In an opinion piece by Thomas Friedman, the Lebanese elections receive high plaudits. He went to Lebanon for the elections last weekend. They were indeed ‘free and fair’, Friedman writes, “not like the pretend election we’re about to see in Iran where only candidates approved by the Supreme Leader can run.”
Friedman says he watched the voting in a mountain village. People came by car, wheelchair, by foot. “One old lady walked in hooked up to her oxygen tank. By God she was going to vote,” says Friedman.

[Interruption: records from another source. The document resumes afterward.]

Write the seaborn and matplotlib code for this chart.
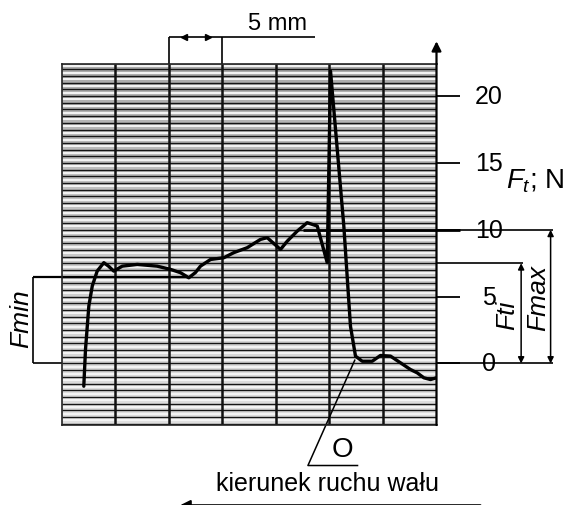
import numpy as np
import pandas as pd
import matplotlib
matplotlib.use("Agg")
import matplotlib.pyplot as plt
import seaborn as sns

# Recorded friction trace: shaft travel (mm) against tangential force F_t (N)
travel_mm = [2.08, 2.24, 2.55, 2.87, 3.33, 3.95, 4.39, 4.88, 5.67, 7.07, 8.93,
             10.17, 11.11, 11.88, 12.51, 12.97, 13.91, 15.15, 16.08, 17.33,
             18.57, 19.20, 20.44, 21.07, 22.00, 22.93, 23.87, 24.80, 25.11,
             26.35, 26.97, 27.44, 28.07, 29.00, 29.77, 30.71, 31.64, 32.57,
             33.20, 33.82, 34.44, 35.00]
force_N = [-1.70, 1.05, 4.29, 5.79, 6.91, 7.54, 7.28, 6.91, 7.28, 7.41, 7.28,
           7.04, 6.79, 6.41, 6.81, 7.28, 7.78, 7.91, 8.29, 8.66,
           9.28, 9.41, 8.53, 9.15, 9.90, 10.53, 10.28, 7.54, 21.86,
           10.28, 2.79, 0.55, 0.17, 0.17, 0.60, 0.55, 0.05, -0.45,
           -0.70, -1.07, -1.20, -1.07]

# Axis scale labels and characteristic force levels
force_ticks = [0, 5, 10, 15, 20]
tick_labels = ["0", "5", "10", "15", "20"]
F_min = 6.5
F_ti = 7.5
F_max = 10.0

df = pd.DataFrame({"travel": travel_mm, "force": force_N})

sns.set_theme(style="white")
plt.rcParams["font.family"] = ["Liberation Sans", "DejaVu Sans"]
plt.rcParams["text.color"] = "black"
plt.rcParams["mathtext.fontset"] = "custom"
plt.rcParams["mathtext.it"] = "Liberation Sans:italic"
plt.rcParams["mathtext.rm"] = "Liberation Sans"

W, H = 576, 506
fig = plt.figure(figsize=(W / 100, H / 100), dpi=100)
ax = fig.add_axes([61.5 / W, 1 - 426 / H, (436.5 - 61.5) / W, (426 - 65) / H])

XMAX, YMIN, YMAX = 35.0, -4.6, 22.4
ax.set_xlim(0, XMAX)
ax.set_ylim(YMIN, YMAX)
ax.set_facecolor("#a8a8a8")
ax.set_xticks([])
ax.set_yticks([])
for side in ["left", "bottom", "top"]:
    ax.spines[side].set_color("#222222")
    ax.spines[side].set_linewidth(1.2)
ax.spines["right"].set_visible(False)

# Recorder chart paper: darker band at the top, black rulings every 0.5 N
# and lighter rulings between them
shade = np.linspace(0.0, 1.0, 200).reshape(-1, 1)
ax.imshow(shade, extent=[0, XMAX, YMIN, YMAX], origin="upper", aspect="auto",
          cmap="Greys_r", vmin=-2.6, vmax=2.0, zorder=0)
rules = np.arange(-4.5, YMAX, 0.5)
ax.hlines(rules + 0.25, 0, XMAX, colors="#f4f4f4", lw=1.4, zorder=1)
ax.hlines(rules, 0, XMAX, colors="#151515", lw=1.0, zorder=1)
ax.vlines(np.arange(5, XMAX, 5), YMIN, YMAX, colors="#111111", lw=1.8, zorder=2)

# Force trace
sns.lineplot(data=df, x="travel", y="force", color="black", lw=2.4,
             sort=False, estimator=None, ax=ax, zorder=5)
ax.set_xlabel("")
ax.set_ylabel("")

kw = dict(color="black", clip_on=False, solid_capstyle="butt")

# Force axis with arrow, ticks and labels
ax.annotate("", xy=(XMAX, 24.1), xytext=(XMAX, YMIN),
            arrowprops=dict(arrowstyle="-|>", lw=1.6, color="black",
                            mutation_scale=14, shrinkA=0, shrinkB=0),
            annotation_clip=False)
for v, lab in zip(force_ticks, tick_labels):
    ax.plot([XMAX, 37.2], [v, v], lw=1.3, **kw)
    ax.text(39.9, v, lab, ha="center", va="center", fontsize=18)
ax.text(41.5, 13.7, r"$F_t$; N", ha="left", va="center", fontsize=20)

# F_max level and dimension
ax.plot([22.5, 37.2], [F_max, F_max], lw=2.0, **kw)
ax.plot([37.2, 45.9], [F_max, F_max], lw=1.2, **kw)
ax.plot([XMAX, 45.9], [0, 0], lw=1.2, **kw)
ax.annotate("", xy=(45.65, F_max), xytext=(45.65, 0),
            arrowprops=dict(arrowstyle="<|-|>", lw=1.1, color="black",
                            mutation_scale=9, shrinkA=0, shrinkB=0),
            annotation_clip=False)
ax.text(44.45, 5.0, "Fmax", rotation=90, style="italic", ha="center",
        va="center", fontsize=19)

# F_ti level and dimension
ax.plot([XMAX, 43.1], [F_ti, F_ti], lw=1.2, **kw)
ax.annotate("", xy=(42.9, F_ti), xytext=(42.9, 0),
            arrowprops=dict(arrowstyle="<|-|>", lw=1.1, color="black",
                            mutation_scale=9, shrinkA=0, shrinkB=0),
            annotation_clip=False)
ax.text(41.6, 3.7, "Fti", rotation=90, style="italic", ha="center",
        va="center", fontsize=19)

# F_min bracket on the left
ax.plot([-2.66, 11.8], [F_min, F_min], lw=1.6, **kw)
ax.plot([-2.66, 0], [0, 0], lw=1.2, **kw)
ax.plot([-2.66, -2.66], [0, F_min], lw=1.2, **kw)
ax.text(-3.8, 3.4, "Fmin", rotation=90, style="italic", ha="center",
        va="center", fontsize=19)

# 5 mm scale dimension above the chart
ax.plot([10, 10], [YMAX, 24.4], lw=1.2, **kw)
ax.plot([15, 15], [YMAX, 24.4], lw=1.2, **kw)
ax.plot([10, 23.7], [24.4, 24.4], lw=1.2, **kw)
ax.plot([11.4], [24.4], marker="<", ms=5, color="black", clip_on=False)
ax.plot([13.7], [24.4], marker=">", ms=5, color="black", clip_on=False)
ax.text(20.15, 25.45, "5 mm", ha="center", va="center", fontsize=17)

# Zero point leader
ax.plot([27.4, 23.0, 27.7], [0.3, -7.63, -7.63], lw=1.1, **kw)
ax.text(26.2, -6.4, "O", ha="center", va="center", fontsize=20)

# Direction of shaft motion
ax.text(24.8, -8.95, "kierunek ruchu wału", ha="center", va="center",
        fontsize=18)
ax.annotate("", xy=(11.07, -10.6), xytext=(39.1, -10.6),
            arrowprops=dict(arrowstyle="-|>", lw=1.5, color="black",
                            mutation_scale=15, shrinkA=0, shrinkB=0),
            annotation_clip=False)

fig.savefig("out.png", dpi=100)
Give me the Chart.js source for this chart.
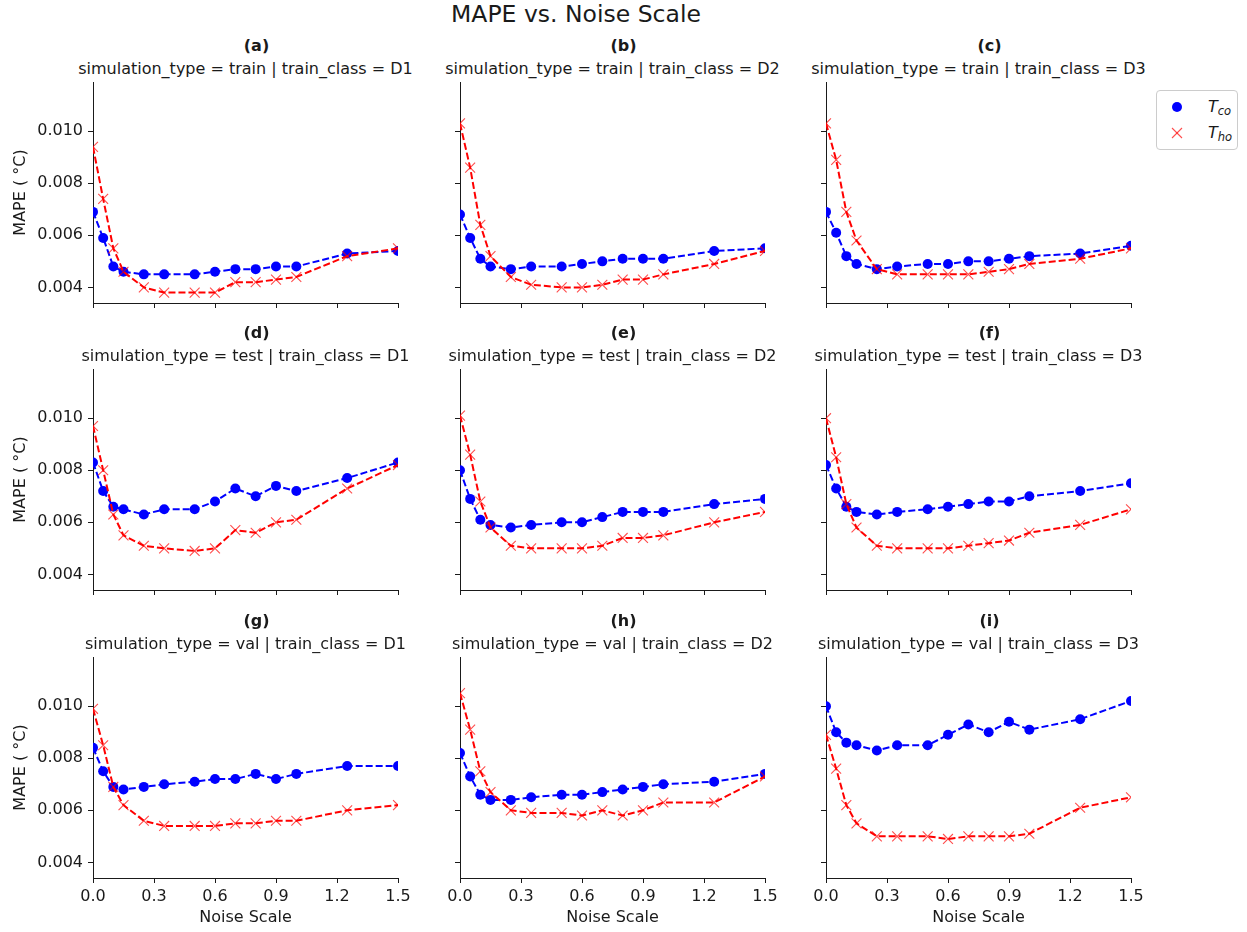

“The ballot box was the only weapon Western-leaning March 14th coalition had against the Iran-Hezbollah-Syria alliance widely suspected of being behind the murder of former PM Rafik Hariri.”
“Moderates winning over extremists through ballots and not bullets is rare in this region and well worth applauding,” concludes Friedman.
Internet censorship in China
“The great Firewall of China is rolled out,” reads the title in the Sydney Morning Herald.
This concerns China’s latest form of internet censorship, the so-called Green Dam Youth Escort software.
Government propaganda says it’s intended to clean up the internet for children, filtering out pornography and other unsavoury content. All schools have been instructed to install the software and every computer sold in China from July 1st onwards must have it fitted.
Bloggers in China are busy trying to find out how they’ll be able to get around this software, it seems.
The Green Dam is set to filter out websites named on a blacklist. However, it could block a whole variety of otherwise legitimate websites.
The pro-government China Daily says that officials have denied this software is ‘spyware’ as claimed by papers such as the Wall Street Journal.
“It’s not capable of spying on Internet users. It’s simply a filter to protect youngsters from pornography and violence,” officials say.
Death of Gabon’s President Bongo
This newspaper which gives a broad focus on news in neighbouring African countries asks whether the succession struggle in Gabon will be democratic or ‘familial’?
“Probably both,” the paper says, in response to its own question. The end result will most likely be a Bongo elected to power.
The family is extremely rich family thanks largely to the power they’ve held and the paper does not see the Bongos giving this up.
It further suggests that France won’t let an unknown person take power in Gabon because there’s too much at stake. France has a military base in the country and oil company Total has considerable interests there too. L’Observateur concludes in cynical fashion, “Wait for it, France will support the Bongos.”
Yesterday, the former President Valéry Giscard d’Estaing claimed that Bongo financed Jacques Chirac’s Presidential campaign against him in 1981. Chirac’s office has of course denied this claim.
Le Progrès says that Bongo had a lot of influence with the French political class and said many times he could destroy the French political class if he wanted.
In any case, Nicolas Sarkozy did promise to turn over a new leaf in French-African relations and to move beyond the hitherto grey zone of post-colonial meddling and influence. “With Bongo’s death, could we really now be seeing the end of ‘Françafrique’?” the paper asks.
Everyone is quick to criticise Bongo now that he’s died, the edorial of this centre-right paper says before calling for a more dignified response. Le Figaro says that he wasn’t Gandhi or Nelson Mandela but he was no Robert Mugabe either.
It points to the fact that Bongo did not take power by force.
He worked within a system – “Françafrique” (France’s cozy relations with former colonies). There was an element of realpolitik involved. Gabon’s President of 41 years was certainly flawed but did manage to provide order and stability, the paper notes.
Humming birds in love
“How a hummingbird in love can move faster than a fighter jet,” reads the title and it says it all!
The dramatic courtship dive of the little male hummingbird is the quickest aerial move in the natural world, scientists have calculated. The aim is to impress the ladies. The move involves the bird flapping its wings very fast as it dives, then folding them by its side.
The bird can reach a maximum velocity of 383 body lengths per second. That’s faster than a fighter jet or the Space Shuttle on re-entry to Earth’s atmosphere.